◆ **GIVEN INSTRUCTION**:
Write out the entire listing below exactly, with the pictures left out.

◆ **SOURCE MATERIAL**:
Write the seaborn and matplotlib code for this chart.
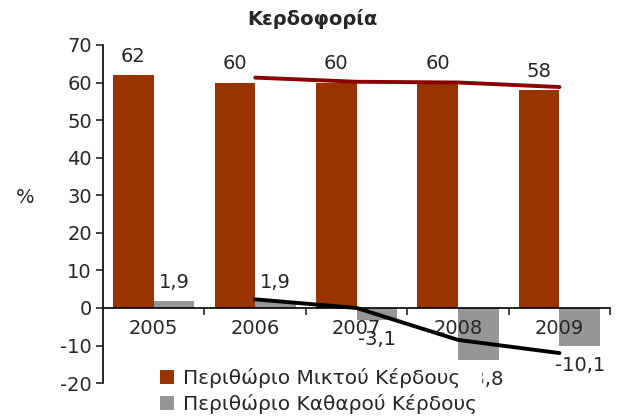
import matplotlib
matplotlib.use("Agg")
import matplotlib.pyplot as plt
import seaborn as sns
import pandas as pd

years = ["2005", "2006", "2007", "2008", "2009"]
gross_margin = [62, 60, 60, 60, 58]
net_margin = [1.9, 1.9, -3.1, -13.8, -10.1]
gross_labels = ["62", "60", "60", "60", "58"]
net_labels = ["1,9", "1,9", "-3,1", "-13,8", "-10,1"]
series_names = ["Περιθώριο Μικτού Κέρδους", "Περιθώριο Καθαρού Κέρδους"]
trend_x = [1, 2, 3, 4]
gross_trend = [61.3, 60.2, 60.0, 58.8]
net_trend = [2.3, 0.0, -8.5, -12.0]
title = "Κερδοφορία"
y_label = "%"

sns.set_style("white")
plt.rcParams["font.family"] = ["DejaVu Sans"]
plt.rcParams["axes.unicode_minus"] = False

df = pd.DataFrame({
    "year": years * 2,
    "series": [series_names[0]] * 5 + [series_names[1]] * 5,
    "value": gross_margin + net_margin,
})

fig = plt.figure(figsize=(6.17, 4.16), dpi=100)
ax = fig.add_axes([0.167, 0.079, 0.822, 0.813])

sns.barplot(data=df, x="year", y="value", hue="series", order=years,
            hue_order=series_names, palette=["#993300", "#969696"],
            width=0.8, saturation=1, linewidth=0, ax=ax, legend=True)

sns.lineplot(x=trend_x, y=gross_trend, color="#8B0000", lw=2.8, ax=ax,
             legend=False, zorder=3)
sns.lineplot(x=trend_x, y=net_trend, color="black", lw=2.8, ax=ax,
             legend=False, zorder=3)

fs = 14
for i in range(5):
    v = gross_margin[i]
    ax.annotate(gross_labels[i], (i - 0.2, v), xytext=(0, 13.5), textcoords="offset points",
                ha="center", va="center", fontsize=fs, clip_on=False, zorder=3)
    v = net_margin[i]
    off = 13 if v >= 0 else -14
    ax.annotate(net_labels[i], (i + 0.2, v), xytext=(0, off), textcoords="offset points",
                ha="center", va="center", fontsize=fs, clip_on=False, zorder=3)

ax.set_ylim(-20, 70)
ax.set_xlim(-0.5, 4.5)
ax.set_yticks(range(-20, 71, 10))
ax.tick_params(axis="y", labelsize=fs, length=5, width=1.2, direction="out", left=True, pad=3)
ax.set_xticks(range(5))
ax.set_xticklabels(years)
ax.set_xticks([-0.5, 0.5, 1.5, 2.5, 3.5, 4.5], minor=True)
ax.tick_params(axis="x", which="major", length=0, labelsize=fs, pad=8)
ax.tick_params(axis="x", which="minor", length=5, width=1.2, direction="out", bottom=True)
ax.set_axisbelow(False)

for s in ["top", "right"]:
    ax.spines[s].set_visible(False)
ax.spines["bottom"].set_position(("data", 0))
for s in ["left", "bottom"]:
    ax.spines[s].set_linewidth(1.2)
    ax.spines[s].set_color("black")

ax.set_xlabel("")
ax.set_ylabel(y_label, rotation=0, fontsize=fs, va="center", ha="center")
ax.yaxis.set_label_coords(-0.153, 0.55)

fig.text(0.507, 0.955, title, ha="center", va="center", fontsize=14, fontweight="bold")

leg = ax.legend(loc="upper left", bbox_to_anchor=(0.253, 0.124),
                bbox_transform=fig.transFigure, frameon=True, fontsize=14.5,
                handlelength=0.7, handleheight=0.7, handletextpad=0.45,
                labelspacing=0.28, borderpad=0.2, borderaxespad=0)
leg.get_frame().set_facecolor("white")
leg.get_frame().set_edgecolor("white")
leg.get_frame().set_alpha(1)
leg.get_frame().set_boxstyle("square", pad=0)
leg.set_zorder(10)

fig.savefig("out.png", dpi=100)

◆ **EXERCISE OUTPUT**:
Write the seaborn and matplotlib code for this chart.
import matplotlib
matplotlib.use("Agg")
import matplotlib.pyplot as plt
import seaborn as sns
import pandas as pd

years = ["2005", "2006", "2007", "2008", "2009"]
gross_margin = [62, 60, 60, 60, 58]
net_margin = [1.9, 1.9, -3.1, -13.8, -10.1]
gross_labels = ["62", "60", "60", "60", "58"]
net_labels = ["1,9", "1,9", "-3,1", "-13,8", "-10,1"]
series_names = ["Περιθώριο Μικτού Κέρδους", "Περιθώριο Καθαρού Κέρδους"]
trend_x = [1, 2, 3, 4]
gross_trend = [61.3, 60.2, 60.0, 58.8]
net_trend = [2.3, 0.0, -8.5, -12.0]
title = "Κερδοφορία"
y_label = "%"

sns.set_style("white")
plt.rcParams["font.family"] = ["DejaVu Sans"]
plt.rcParams["axes.unicode_minus"] = False

df = pd.DataFrame({
    "year": years * 2,
    "series": [series_names[0]] * 5 + [series_names[1]] * 5,
    "value": gross_margin + net_margin,
})

fig = plt.figure(figsize=(6.17, 4.16), dpi=100)
ax = fig.add_axes([0.167, 0.079, 0.822, 0.813])

sns.barplot(data=df, x="year", y="value", hue="series", order=years,
            hue_order=series_names, palette=["#993300", "#969696"],
            width=0.8, saturation=1, linewidth=0, ax=ax, legend=True)

sns.lineplot(x=trend_x, y=gross_trend, color="#8B0000", lw=2.8, ax=ax,
             legend=False, zorder=3)
sns.lineplot(x=trend_x, y=net_trend, color="black", lw=2.8, ax=ax,
             legend=False, zorder=3)

fs = 14
for i in range(5):
    v = gross_margin[i]
    ax.annotate(gross_labels[i], (i - 0.2, v), xytext=(0, 13.5), textcoords="offset points",
                ha="center", va="center", fontsize=fs, clip_on=False, zorder=3)
    v = net_margin[i]
    off = 13 if v >= 0 else -14
    ax.annotate(net_labels[i], (i + 0.2, v), xytext=(0, off), textcoords="offset points",
                ha="center", va="center", fontsize=fs, clip_on=False, zorder=3)

ax.set_ylim(-20, 70)
ax.set_xlim(-0.5, 4.5)
ax.set_yticks(range(-20, 71, 10))
ax.tick_params(axis="y", labelsize=fs, length=5, width=1.2, direction="out", left=True, pad=3)
ax.set_xticks(range(5))
ax.set_xticklabels(years)
ax.set_xticks([-0.5, 0.5, 1.5, 2.5, 3.5, 4.5], minor=True)
ax.tick_params(axis="x", which="major", length=0, labelsize=fs, pad=8)
ax.tick_params(axis="x", which="minor", length=5, width=1.2, direction="out", bottom=True)
ax.set_axisbelow(False)

for s in ["top", "right"]:
    ax.spines[s].set_visible(False)
ax.spines["bottom"].set_position(("data", 0))
for s in ["left", "bottom"]:
    ax.spines[s].set_linewidth(1.2)
    ax.spines[s].set_color("black")

ax.set_xlabel("")
ax.set_ylabel(y_label, rotation=0, fontsize=fs, va="center", ha="center")
ax.yaxis.set_label_coords(-0.153, 0.55)

fig.text(0.507, 0.955, title, ha="center", va="center", fontsize=14, fontweight="bold")

leg = ax.legend(loc="upper left", bbox_to_anchor=(0.253, 0.124),
                bbox_transform=fig.transFigure, frameon=True, fontsize=14.5,
                handlelength=0.7, handleheight=0.7, handletextpad=0.45,
                labelspacing=0.28, borderpad=0.2, borderaxespad=0)
leg.get_frame().set_facecolor("white")
leg.get_frame().set_edgecolor("white")
leg.get_frame().set_alpha(1)
leg.get_frame().set_boxstyle("square", pad=0)
leg.set_zorder(10)

fig.savefig("out.png", dpi=100)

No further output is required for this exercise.